Connections: ‘One of Ours’
Long ago, when I was about to marry into The East Hampton Star family, I took a course at Columbia University's School of Continuing Education on how to write obituaries. It was prophetic.
The professor was Richard Baker, a dean of the School of Journalism, where I had a job. The exercise was simple: He handed out fictional information about someone who had died, and the task was to put a story together in a logical and readable manner. (As it turned out, he played the piano when I married for the first time and became a Rattray. It was a journalism-school wedding.)
As an undergraduate, I had excelled in a nonfiction writing course, so I was reasonably comfortable about what lay ahead when I arrived in East Hampton. The hardest thing for me at the time, as it most often is for young reporters who have joined The Star over the years, was making phone calls to the bereaved. It takes a while before you realize you are apt to find a family member who, even while grieving, will want to tell you the missing details after you explain that the purpose of the obituary will be to do justice to someone's life.
The Star has guided many young reporters in writing obituaries, following fixed practices while trying to capture individuals' personalities and accomplishments. We have gained a surprising national reputation for their quality. Suddenly, this week, it fell on us to write the obituary of one of our own. Everyone here loved Rusty Drumm, who died on Saturday.
Writing obituaries can be a calling. The late Alden Whitman, who lived in Southampton, was one of the best at The New York Times; a book of 37 of his “favorites” was published in 1971. The Times has reporters assigned to obituaries and to the practice of writing some in advance.
Over the weekend, The Star's managing editor, Carissa Katz, and editor, David Rattray, pulled together as much information as they immediately could for an obituary for our website, and then struggled somewhat about who would complete it for print today. I was relieved that it turned out to be Carissa.
And we are all grateful, too, that Christopher Walsh, a reporter, was able to write the obituary for Stuart Vorpahl, who died last Thursday; Chris covers the environmental issues to which Stuart devoted his life. David's column today is a memorial, as well.

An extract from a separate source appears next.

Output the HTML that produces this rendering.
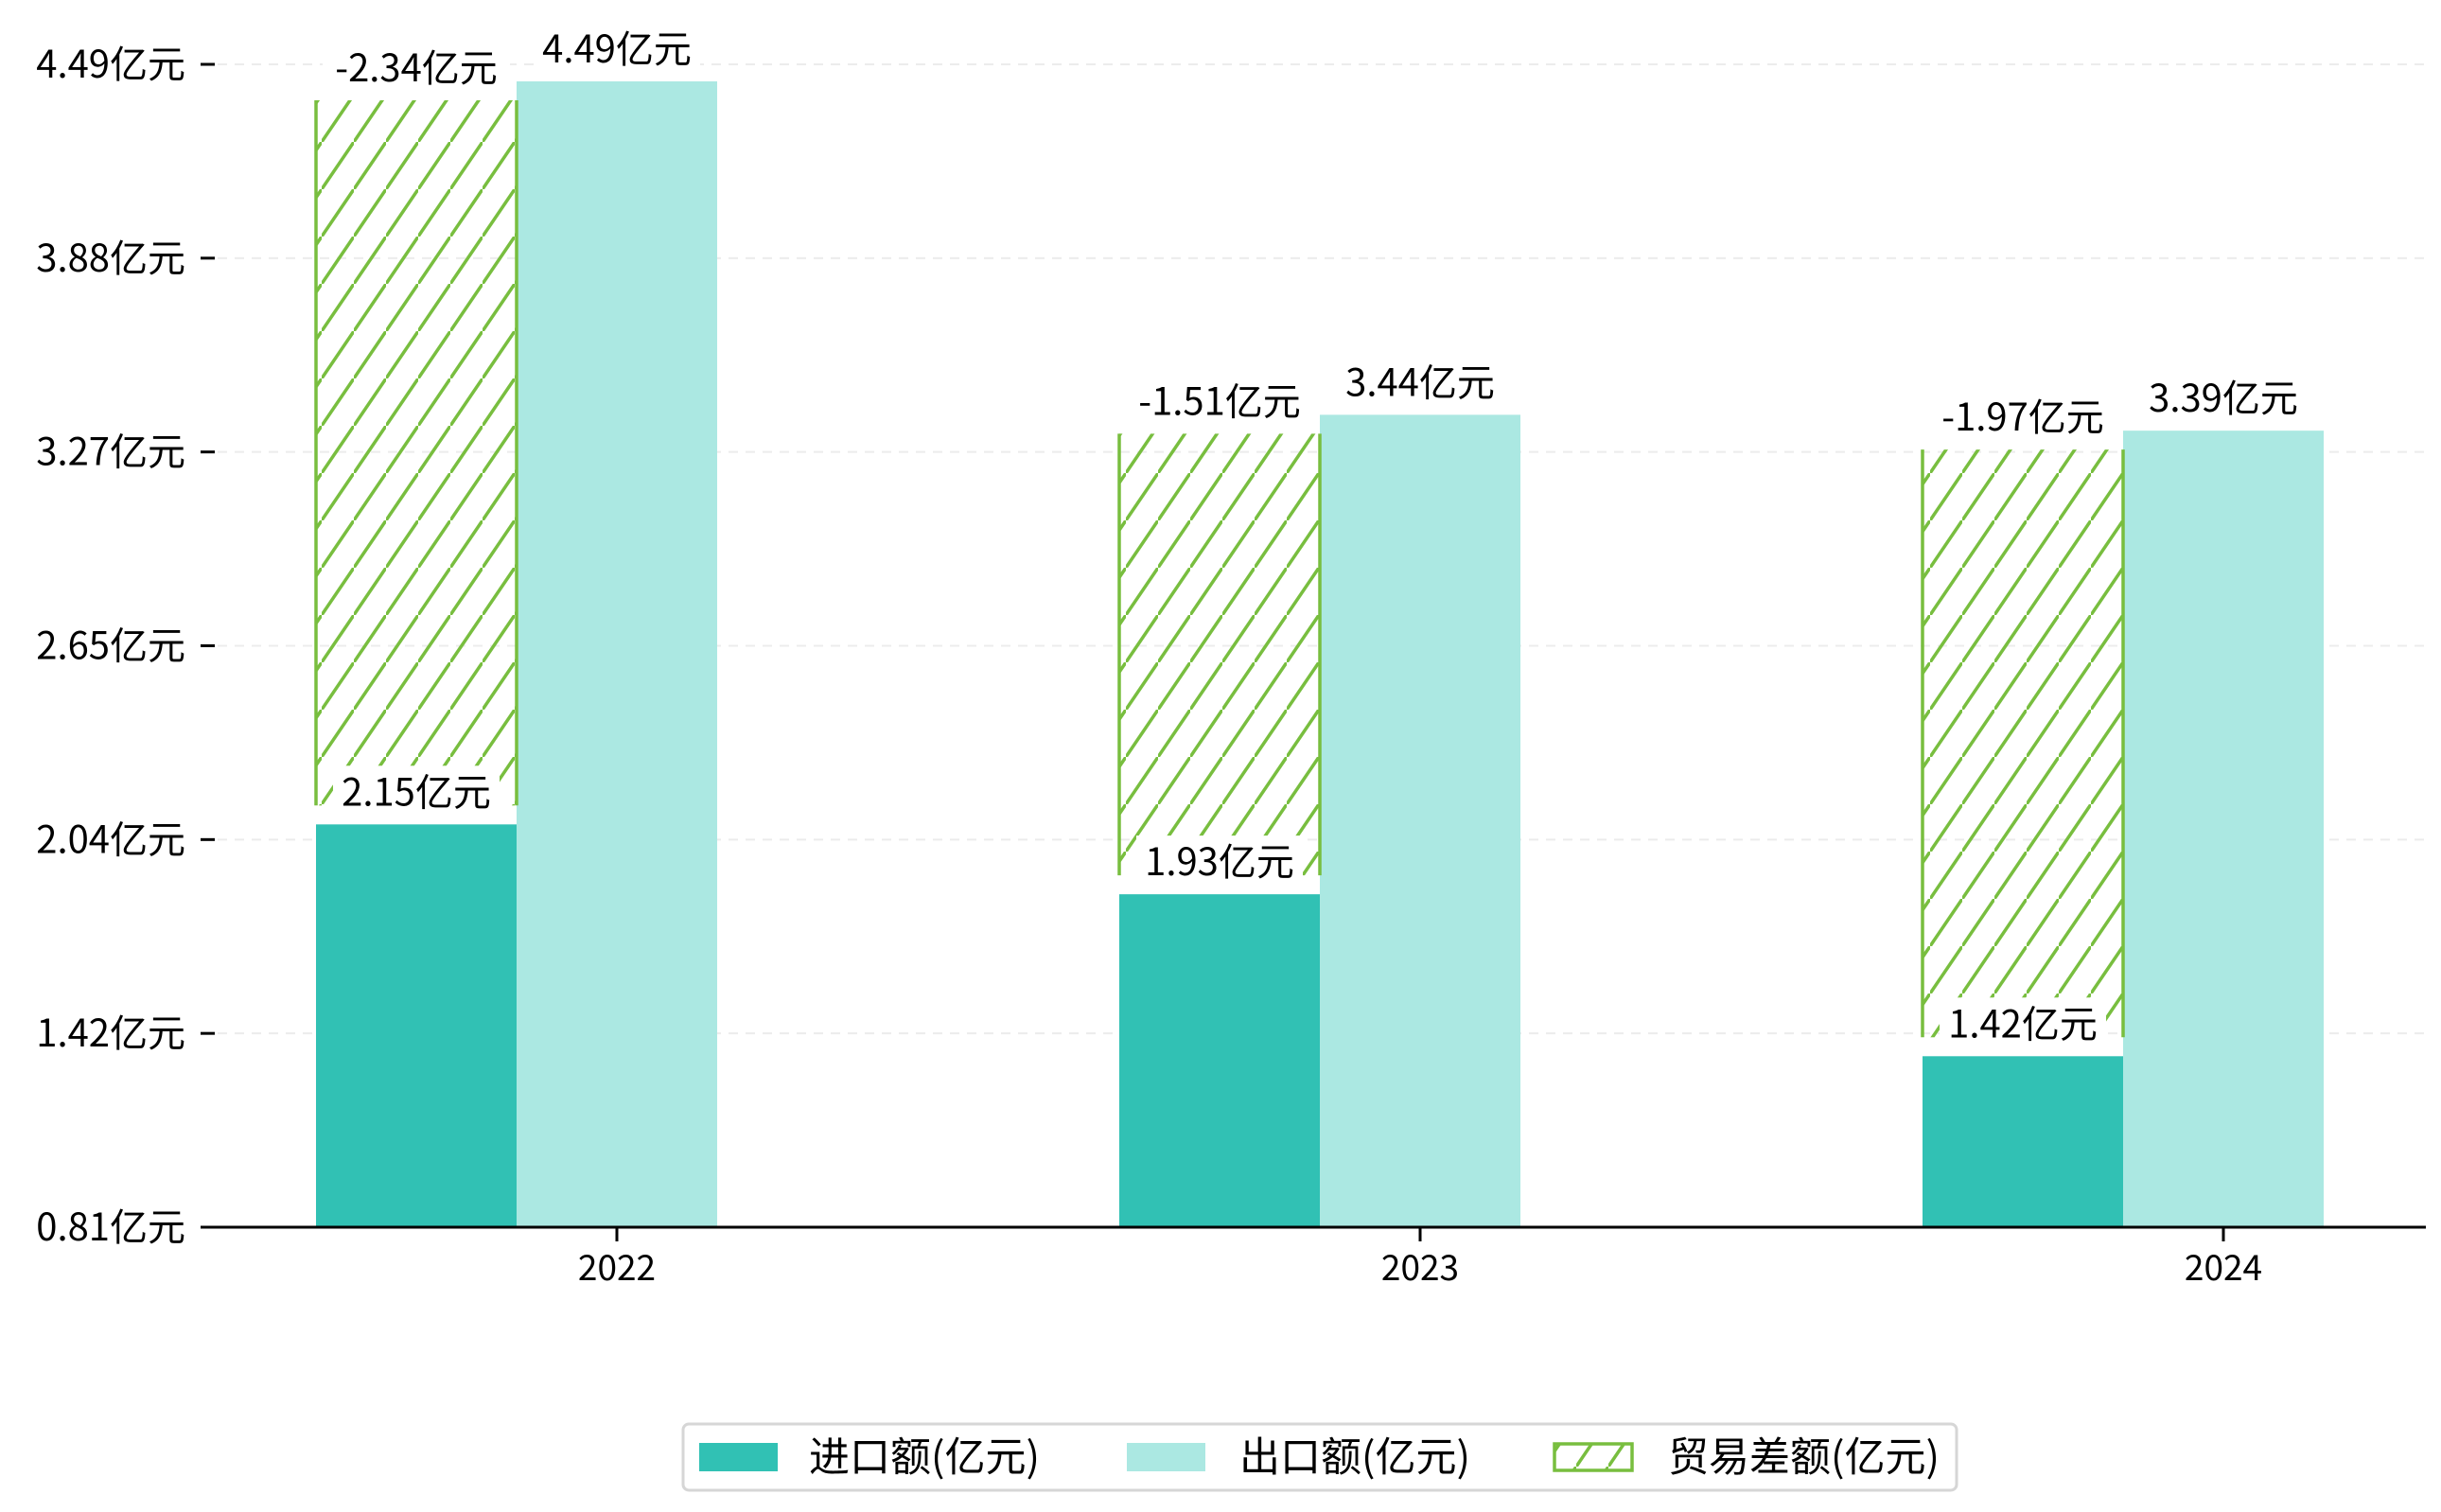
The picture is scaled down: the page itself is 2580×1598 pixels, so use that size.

I have written many obituaries about friends and at least one immediate relative, and I can testify that it is exceedingly difficult to write about someone to whom you were close. I am sure those I have written about strangers were better, including some that were about rather famous people, whose obituaries were also run in the metropolitan press.
I am not sure whether Everett T. Rattray, who edited The Star from 1958 until his death in January 1980, just wanted to make sure his obituary came out right, or whether he wanted to do us all a favor, but he wrote his own.